The final chapter offers policy recommendations to make the Khas land distribution more effective. These include reducing maximum landholdings, enhancing grievance mechanisms, prioritising vulnerable groups like indigenous and marginalised people, and reforming land-related legal frameworks. The book also suggests creating a digital khas land database, ensuring transparency in landless identification, simplifying procedures, and increasing NGO involvement to support sustainable rehabilitation.
One of the strengths of this research lies in its rich and detailed analysis. The book presents an extensive collection of statistics, historical records, and policy evaluations, offering readers a deep and comprehensive understanding of the topic. Moreover, the inclusion of real-life case studies featuring landless individuals adds a deeply moving dimension, bringing out the human side of the issue. A notable feature of the book is its clear and practical policy and administrative recommendations aimed at securing the rights of the landless. The authors' firm advocacy for these rights evokes both empathy and heightened awareness among readers.

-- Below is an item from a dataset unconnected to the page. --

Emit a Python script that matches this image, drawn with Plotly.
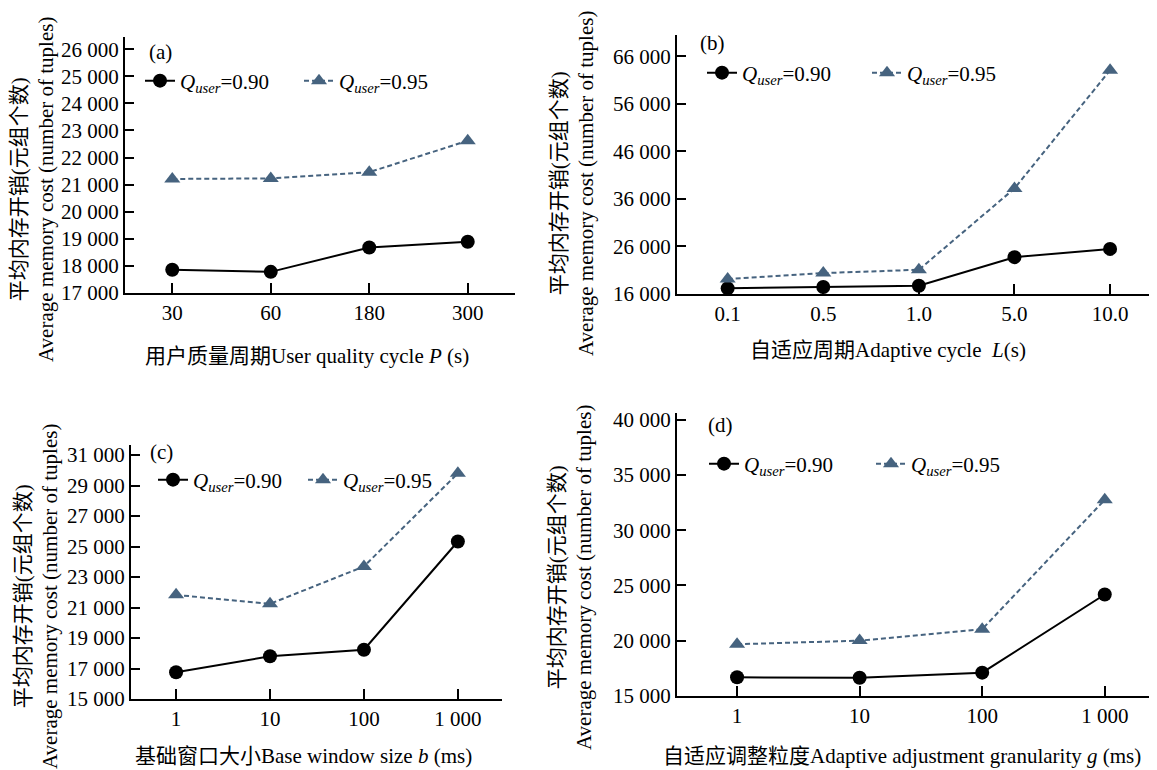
import plotly.graph_objects as go
from plotly.subplots import make_subplots

# ---- data ----
cat_a = ["30", "60", "180", "300"]
a_090 = [17860, 17780, 18680, 18890]
a_095 = [21210, 21230, 21460, 22620]

cat_b = ["0.1", "0.5", "1.0", "5.0", "10.0"]
b_090 = [17190, 17470, 17740, 23750, 25490]
b_095 = [19140, 20400, 21100, 38200, 63100]

cat_c = ["1", "10", "100", "1 000"]
c_090 = [16750, 17800, 18230, 25330]
c_095 = [21830, 21240, 23690, 29800]

cat_d = ["1", "10", "100", "1 000"]
d_090 = [16690, 16650, 17110, 24180]
d_095 = [19680, 20010, 21040, 32750]

ytick_a = list(range(17000, 26001, 1000))
ytick_b = list(range(16000, 66001, 10000))
ytick_c = list(range(15000, 31001, 2000))
ytick_d = list(range(15000, 40001, 5000))

xtitle_a = "用户质量周期User quality cycle <i>P</i> (s)"
xtitle_b = "自适应周期Adaptive cycle  <i>L</i>(s)"
xtitle_c = "基础窗口大小Base window size <i>b</i> (ms)"
xtitle_d = "自适应调整粒度Adaptive adjustment granularity <i>g</i> (ms)"
ytitle = "平均内存开销(元组个数)<br>Average memory cost (number of tuples)"
name_090 = "<i>Q</i><sub><i>user</i></sub>=0.90"
name_095 = "<i>Q</i><sub><i>user</i></sub>=0.95"
labels = ["(a)", "(b)", "(c)", "(d)"]

FONT = "Liberation Serif, Noto Sans CJK SC, serif"
BLUE = "#46637f"
OFF = 8  # default page body margin
W, H = 1157 - OFF, 770 - OFF

def px_x(p):
    return (p - OFF) / W

def px_y(p):
    return 1 - (p - OFF) / H

fig = make_subplots(rows=2, cols=2)

panels = [
    (cat_a, a_090, a_095, ytick_a, [17000, 26450], [-0.48, 3.48], (125, 515), (37, 293), 1, 1, "legend"),
    (cat_b, b_090, b_095, ytick_b, [16000, 70500], [-0.53, 4.47], (677, 1155), (35, 294), 1, 2, "legend2"),
    (cat_c, c_090, c_095, ytick_c, [15000, 31660], [-0.48, 3.47], (131, 502), (445, 699), 2, 1, "legend3"),
    (cat_d, d_090, d_095, ytick_d, [15000, 40600], [-0.49, 3.41], (677, 1155), (413, 696), 2, 2, "legend4"),
]
FS = 21

for i, (cats, s1, s2, yt, yr, xr, xd, yd, r, c, lg) in enumerate(panels):
    fig.add_trace(go.Scatter(x=cats, y=s1, name=name_090, mode="lines+markers",
                             line=dict(color="black", width=2),
                             marker=dict(symbol="circle", size=14, color="black"),
                             legend=lg), row=r, col=c)
    fig.add_trace(go.Scatter(x=cats, y=s2, name=name_095, mode="lines+markers",
                             line=dict(color=BLUE, width=2, dash="5px,3px"),
                             marker=dict(symbol="triangle-up", size=14, color=BLUE),
                             legend=lg), row=r, col=c)
    fig.update_xaxes(type="category", range=xr, domain=[px_x(xd[0]), px_x(xd[1])],
                     showline=True, linecolor="black", linewidth=2, showgrid=False, zeroline=False,
                     ticks="inside", ticklen=10, tickwidth=2, tickcolor="black",
                     tickfont=dict(family=FONT, size=FS, color="black"), row=r, col=c)
    fig.update_yaxes(range=yr, domain=[px_y(yd[1]), px_y(yd[0])], tickvals=yt,
                     tickformat=",d",
                     showline=True, linecolor="black", linewidth=2, showgrid=False, zeroline=False,
                     ticks="inside", ticklen=9, tickwidth=1.5, tickcolor="black",
                     tickfont=dict(family=FONT, size=FS, color="black"), row=r, col=c)

# legends
leg_pos = [(140, 81, 114), (702, 73, 120), (153, 480, 105), (704, 464, 122)]
for i, (lx, ly, ew) in enumerate(leg_pos):
    key = "legend" if i == 0 else f"legend{i+1}"
    fig.update_layout({key: dict(x=px_x(lx), y=px_y(ly), xanchor="left", yanchor="middle",
                                 orientation="h", bgcolor="rgba(0,0,0,0)",
                                 font=dict(family=FONT, size=FS, color="black"),
                                 entrywidth=ew, entrywidthmode="pixels",
                                 itemclick=False)})

# panel labels
lab_pos = [(147, 52), (698, 43), (148, 452), (706, 425)]
for t, (lx, ly) in zip(labels, lab_pos):
    fig.add_annotation(text=t, x=px_x(lx), y=px_y(ly), xref="paper", yref="paper",
                       xanchor="left", yanchor="middle", showarrow=False,
                       font=dict(family=FONT, size=FS, color="black"))

# x titles
xt = [(xtitle_a, 307, 356), (xtitle_b, 888, 350), (xtitle_c, 303, 756), (xtitle_d, 902, 756)]
for t, cx, cy in xt:
    fig.add_annotation(text=t, x=px_x(cx), y=px_y(cy), xref="paper", yref="paper",
                       xanchor="center", yanchor="middle", showarrow=False,
                       font=dict(family=FONT, size=FS, color="black"))

# y titles
yt_pos = [(32, 190), (572, 184), (36, 597), (570, 578)]
for cx, cy in yt_pos:
    fig.add_annotation(text=ytitle, x=px_x(cx), y=px_y(cy), xref="paper", yref="paper",
                       xanchor="center", yanchor="middle", showarrow=False, textangle=-90,
                       font=dict(family=FONT, size=FS, color="black"))

fig.update_layout(width=W, height=H, margin=dict(l=0, r=0, t=0, b=0, autoexpand=False),
                  paper_bgcolor="white", plot_bgcolor="white", separators=". ",
                  font=dict(family=FONT, color="black"))

fig.write_html("out.html")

Overall, "Bangladeshe Khaszami-Jala: Daridra-Boishommyo Bemochener Rajnoitik Orthoniti" is a timely and in-depth investigation into the intersection of land rights, poverty, and inequality. It demonstrates how systematic failures in land governance hinder social justice and economic development. The book not only critiques the status quo but also offers a clear roadmap for reform. Its empirical depth and strong policy focus make it essential reading for researchers, policymakers, development practitioners, and government officials.
This work revives a long-neglected subject with fresh urgency. By detailing both the potential and pitfalls of land distribution, the authors have filled a vital gap in the discourse on rural poverty in Bangladesh. As the first comprehensive study in two decades, it will likely serve as a critical reference point for future land reform efforts. Published by Muktobuddhi Prokasana in March 2025, and priced at 1000 Taka, this book is more than a piece of academic work-it is a call to action for a fairer and more equitable Bangladesh.